● Stored rows:
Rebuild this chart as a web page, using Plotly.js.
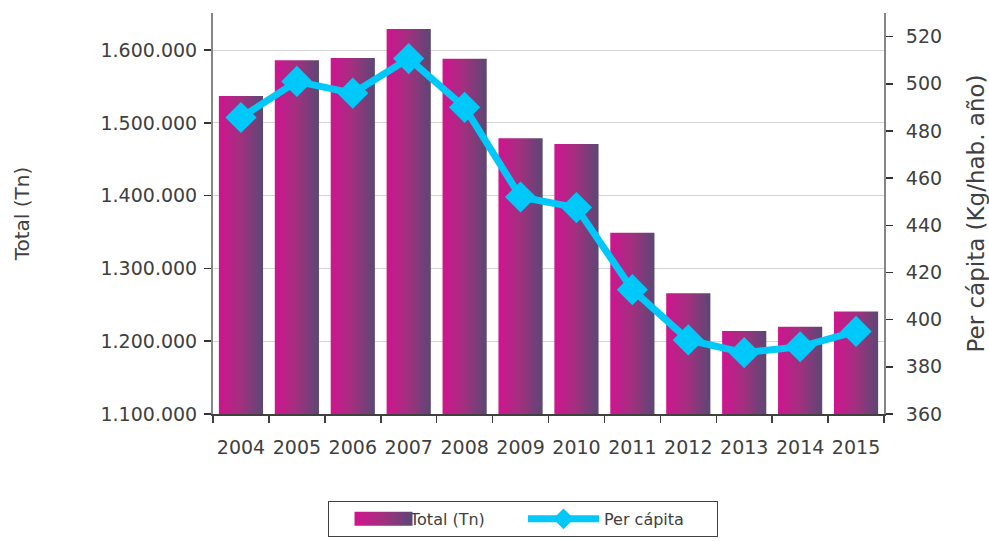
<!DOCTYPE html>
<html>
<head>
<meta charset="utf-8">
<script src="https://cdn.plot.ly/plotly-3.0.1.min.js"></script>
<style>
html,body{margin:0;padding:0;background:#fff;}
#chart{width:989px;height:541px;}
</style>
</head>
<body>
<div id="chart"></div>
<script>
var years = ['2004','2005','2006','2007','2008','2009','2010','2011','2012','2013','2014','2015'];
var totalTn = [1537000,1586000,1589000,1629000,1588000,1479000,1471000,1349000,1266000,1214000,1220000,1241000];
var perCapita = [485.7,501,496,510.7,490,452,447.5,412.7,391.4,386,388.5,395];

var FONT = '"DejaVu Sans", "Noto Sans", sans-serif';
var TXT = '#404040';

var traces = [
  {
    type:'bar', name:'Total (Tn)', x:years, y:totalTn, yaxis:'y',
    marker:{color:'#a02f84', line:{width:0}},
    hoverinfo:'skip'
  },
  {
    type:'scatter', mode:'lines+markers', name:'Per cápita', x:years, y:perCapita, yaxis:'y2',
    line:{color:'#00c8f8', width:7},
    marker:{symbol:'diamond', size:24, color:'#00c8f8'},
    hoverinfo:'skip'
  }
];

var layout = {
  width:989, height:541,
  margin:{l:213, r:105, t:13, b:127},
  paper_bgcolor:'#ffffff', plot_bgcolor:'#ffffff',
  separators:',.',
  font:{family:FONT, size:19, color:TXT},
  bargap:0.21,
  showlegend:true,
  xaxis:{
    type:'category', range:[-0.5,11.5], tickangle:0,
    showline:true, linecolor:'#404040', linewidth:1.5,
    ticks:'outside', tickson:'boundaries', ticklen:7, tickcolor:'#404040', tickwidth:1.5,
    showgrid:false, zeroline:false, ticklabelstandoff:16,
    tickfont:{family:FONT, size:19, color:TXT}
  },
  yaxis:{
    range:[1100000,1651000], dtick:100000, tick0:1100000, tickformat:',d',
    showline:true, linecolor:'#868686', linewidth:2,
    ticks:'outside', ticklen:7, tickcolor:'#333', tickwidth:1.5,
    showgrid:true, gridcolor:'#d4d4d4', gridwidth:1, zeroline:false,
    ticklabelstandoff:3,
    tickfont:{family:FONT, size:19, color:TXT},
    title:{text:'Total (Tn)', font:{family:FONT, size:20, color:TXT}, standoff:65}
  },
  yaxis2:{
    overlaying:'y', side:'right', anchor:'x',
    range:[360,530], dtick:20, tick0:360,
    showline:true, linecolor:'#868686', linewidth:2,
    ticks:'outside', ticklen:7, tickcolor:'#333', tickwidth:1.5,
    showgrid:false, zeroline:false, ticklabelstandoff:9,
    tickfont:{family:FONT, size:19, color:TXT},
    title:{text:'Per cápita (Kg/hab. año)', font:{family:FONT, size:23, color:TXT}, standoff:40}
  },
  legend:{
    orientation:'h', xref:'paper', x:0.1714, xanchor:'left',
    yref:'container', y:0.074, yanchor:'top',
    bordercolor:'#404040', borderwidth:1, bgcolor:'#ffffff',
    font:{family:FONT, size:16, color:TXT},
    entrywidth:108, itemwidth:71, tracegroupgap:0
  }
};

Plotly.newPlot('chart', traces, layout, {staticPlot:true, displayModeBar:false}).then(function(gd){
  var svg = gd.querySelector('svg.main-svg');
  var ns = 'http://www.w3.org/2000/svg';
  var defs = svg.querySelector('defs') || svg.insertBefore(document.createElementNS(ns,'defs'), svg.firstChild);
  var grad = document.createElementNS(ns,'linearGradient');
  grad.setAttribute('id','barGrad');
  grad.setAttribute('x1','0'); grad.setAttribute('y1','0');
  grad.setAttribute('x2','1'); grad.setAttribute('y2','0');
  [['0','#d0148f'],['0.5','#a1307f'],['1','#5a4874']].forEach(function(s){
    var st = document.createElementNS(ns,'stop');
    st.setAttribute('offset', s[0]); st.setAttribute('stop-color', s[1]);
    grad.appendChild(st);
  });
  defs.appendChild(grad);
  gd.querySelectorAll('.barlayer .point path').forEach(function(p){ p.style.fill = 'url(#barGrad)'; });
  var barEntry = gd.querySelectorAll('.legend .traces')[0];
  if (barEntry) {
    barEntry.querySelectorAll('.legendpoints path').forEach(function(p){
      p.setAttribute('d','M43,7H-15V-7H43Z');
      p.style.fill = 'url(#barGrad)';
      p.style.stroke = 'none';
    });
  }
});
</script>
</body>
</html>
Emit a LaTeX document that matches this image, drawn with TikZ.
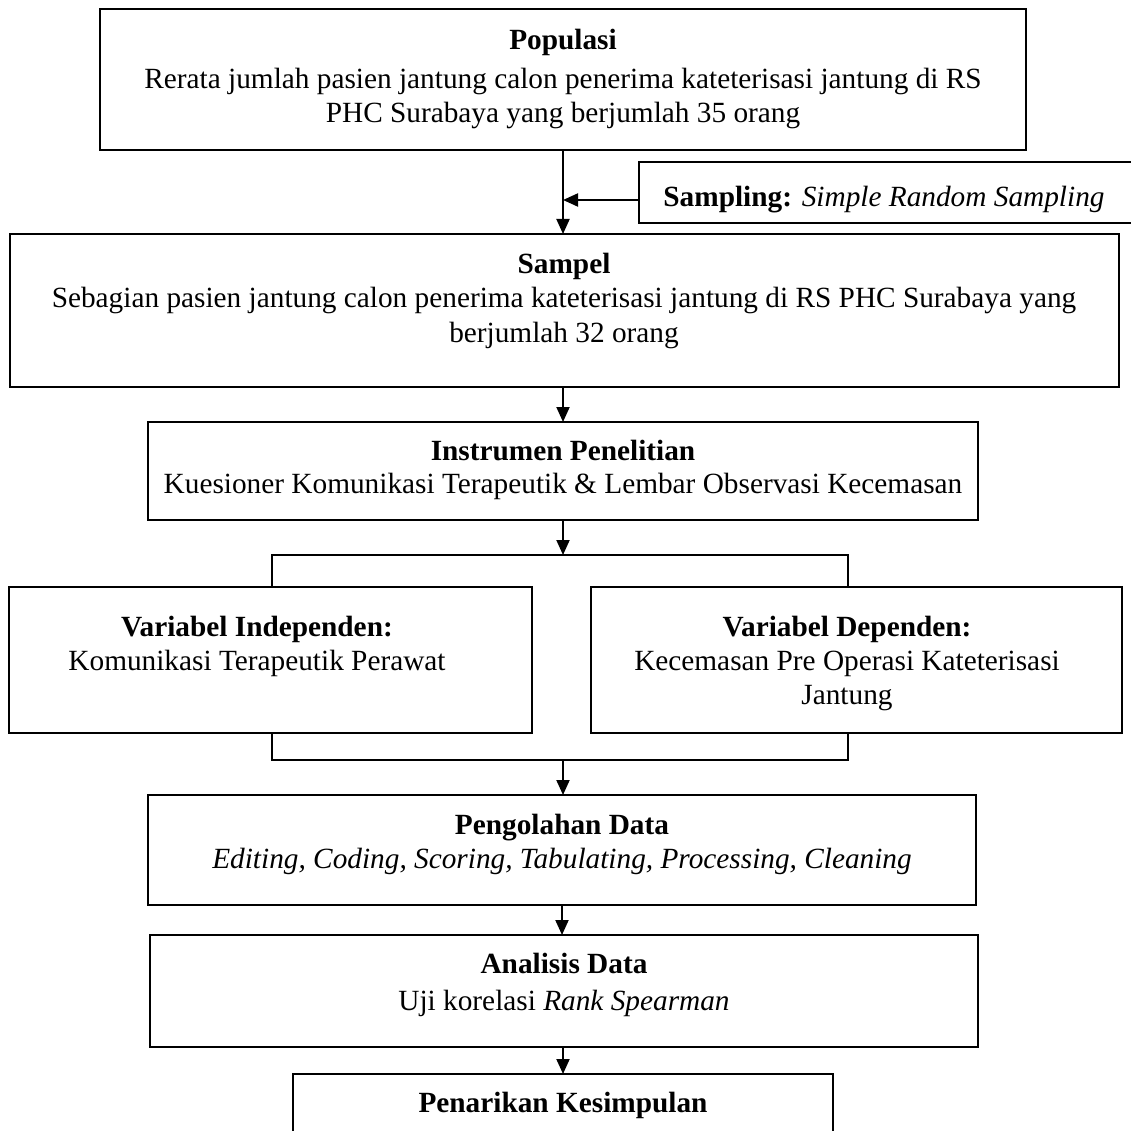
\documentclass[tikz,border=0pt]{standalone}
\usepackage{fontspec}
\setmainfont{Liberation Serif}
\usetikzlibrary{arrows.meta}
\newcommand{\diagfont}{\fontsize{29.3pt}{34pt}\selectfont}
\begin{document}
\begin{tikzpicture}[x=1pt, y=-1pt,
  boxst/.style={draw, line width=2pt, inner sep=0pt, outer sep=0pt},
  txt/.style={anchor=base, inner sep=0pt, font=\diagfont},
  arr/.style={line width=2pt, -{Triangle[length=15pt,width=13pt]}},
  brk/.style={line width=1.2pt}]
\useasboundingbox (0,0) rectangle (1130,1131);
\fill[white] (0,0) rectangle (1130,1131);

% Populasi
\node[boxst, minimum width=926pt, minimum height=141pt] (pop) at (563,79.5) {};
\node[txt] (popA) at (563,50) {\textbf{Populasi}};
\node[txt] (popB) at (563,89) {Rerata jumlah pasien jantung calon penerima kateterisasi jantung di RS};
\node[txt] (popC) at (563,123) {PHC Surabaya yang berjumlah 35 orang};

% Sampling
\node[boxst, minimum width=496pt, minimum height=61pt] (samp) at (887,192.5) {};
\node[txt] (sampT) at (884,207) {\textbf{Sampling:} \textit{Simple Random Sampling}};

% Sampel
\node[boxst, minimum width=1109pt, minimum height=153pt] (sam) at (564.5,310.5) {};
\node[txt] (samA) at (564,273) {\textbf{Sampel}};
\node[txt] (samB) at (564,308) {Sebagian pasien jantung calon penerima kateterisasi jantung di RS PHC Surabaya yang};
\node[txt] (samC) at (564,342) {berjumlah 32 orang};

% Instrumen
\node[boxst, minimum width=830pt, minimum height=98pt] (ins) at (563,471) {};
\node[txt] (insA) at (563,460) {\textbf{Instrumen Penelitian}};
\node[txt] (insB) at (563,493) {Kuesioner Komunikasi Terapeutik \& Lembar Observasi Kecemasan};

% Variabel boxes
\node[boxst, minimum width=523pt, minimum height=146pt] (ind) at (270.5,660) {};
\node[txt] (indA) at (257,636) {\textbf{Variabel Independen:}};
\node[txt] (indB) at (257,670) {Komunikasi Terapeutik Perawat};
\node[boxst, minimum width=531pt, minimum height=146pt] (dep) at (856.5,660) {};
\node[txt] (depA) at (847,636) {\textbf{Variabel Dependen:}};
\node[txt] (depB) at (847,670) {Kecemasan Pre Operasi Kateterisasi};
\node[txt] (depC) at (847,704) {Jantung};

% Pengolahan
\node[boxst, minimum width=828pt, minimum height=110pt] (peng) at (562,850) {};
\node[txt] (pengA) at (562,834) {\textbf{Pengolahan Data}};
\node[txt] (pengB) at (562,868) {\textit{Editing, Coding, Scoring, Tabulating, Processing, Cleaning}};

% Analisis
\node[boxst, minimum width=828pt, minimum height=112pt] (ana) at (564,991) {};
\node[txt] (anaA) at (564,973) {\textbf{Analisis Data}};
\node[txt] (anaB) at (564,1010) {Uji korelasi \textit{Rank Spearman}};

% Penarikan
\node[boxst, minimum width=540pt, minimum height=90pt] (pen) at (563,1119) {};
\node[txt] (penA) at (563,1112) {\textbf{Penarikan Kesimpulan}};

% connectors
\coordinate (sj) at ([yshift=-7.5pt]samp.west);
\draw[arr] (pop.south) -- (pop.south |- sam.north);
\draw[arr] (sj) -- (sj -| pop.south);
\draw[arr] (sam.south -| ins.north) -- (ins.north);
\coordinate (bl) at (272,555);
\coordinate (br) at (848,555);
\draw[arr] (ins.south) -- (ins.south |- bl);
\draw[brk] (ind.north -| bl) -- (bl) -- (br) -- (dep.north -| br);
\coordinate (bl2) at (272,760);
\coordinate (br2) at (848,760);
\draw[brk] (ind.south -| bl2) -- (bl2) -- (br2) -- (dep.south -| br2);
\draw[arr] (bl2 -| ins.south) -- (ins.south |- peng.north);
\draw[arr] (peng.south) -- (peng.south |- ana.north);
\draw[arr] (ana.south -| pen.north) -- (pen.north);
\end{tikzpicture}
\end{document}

● Task to complete: Copy, exactly as they stand, the lines from the one that holds "Emit a LaTeX" to the one that holds "(samC) at (564,342)", both included, and drop every picture.

● Problem solution:
Emit a LaTeX document that matches this image, drawn with TikZ.
\documentclass[tikz,border=0pt]{standalone}
\usepackage{fontspec}
\setmainfont{Liberation Serif}
\usetikzlibrary{arrows.meta}
\newcommand{\diagfont}{\fontsize{29.3pt}{34pt}\selectfont}
\begin{document}
\begin{tikzpicture}[x=1pt, y=-1pt,
  boxst/.style={draw, line width=2pt, inner sep=0pt, outer sep=0pt},
  txt/.style={anchor=base, inner sep=0pt, font=\diagfont},
  arr/.style={line width=2pt, -{Triangle[length=15pt,width=13pt]}},
  brk/.style={line width=1.2pt}]
\useasboundingbox (0,0) rectangle (1130,1131);
\fill[white] (0,0) rectangle (1130,1131);

% Populasi
\node[boxst, minimum width=926pt, minimum height=141pt] (pop) at (563,79.5) {};
\node[txt] (popA) at (563,50) {\textbf{Populasi}};
\node[txt] (popB) at (563,89) {Rerata jumlah pasien jantung calon penerima kateterisasi jantung di RS};
\node[txt] (popC) at (563,123) {PHC Surabaya yang berjumlah 35 orang};

% Sampling
\node[boxst, minimum width=496pt, minimum height=61pt] (samp) at (887,192.5) {};
\node[txt] (sampT) at (884,207) {\textbf{Sampling:} \textit{Simple Random Sampling}};

% Sampel
\node[boxst, minimum width=1109pt, minimum height=153pt] (sam) at (564.5,310.5) {};
\node[txt] (samA) at (564,273) {\textbf{Sampel}};
\node[txt] (samB) at (564,308) {Sebagian pasien jantung calon penerima kateterisasi jantung di RS PHC Surabaya yang};
\node[txt] (samC) at (564,342) {berjumlah 32 orang};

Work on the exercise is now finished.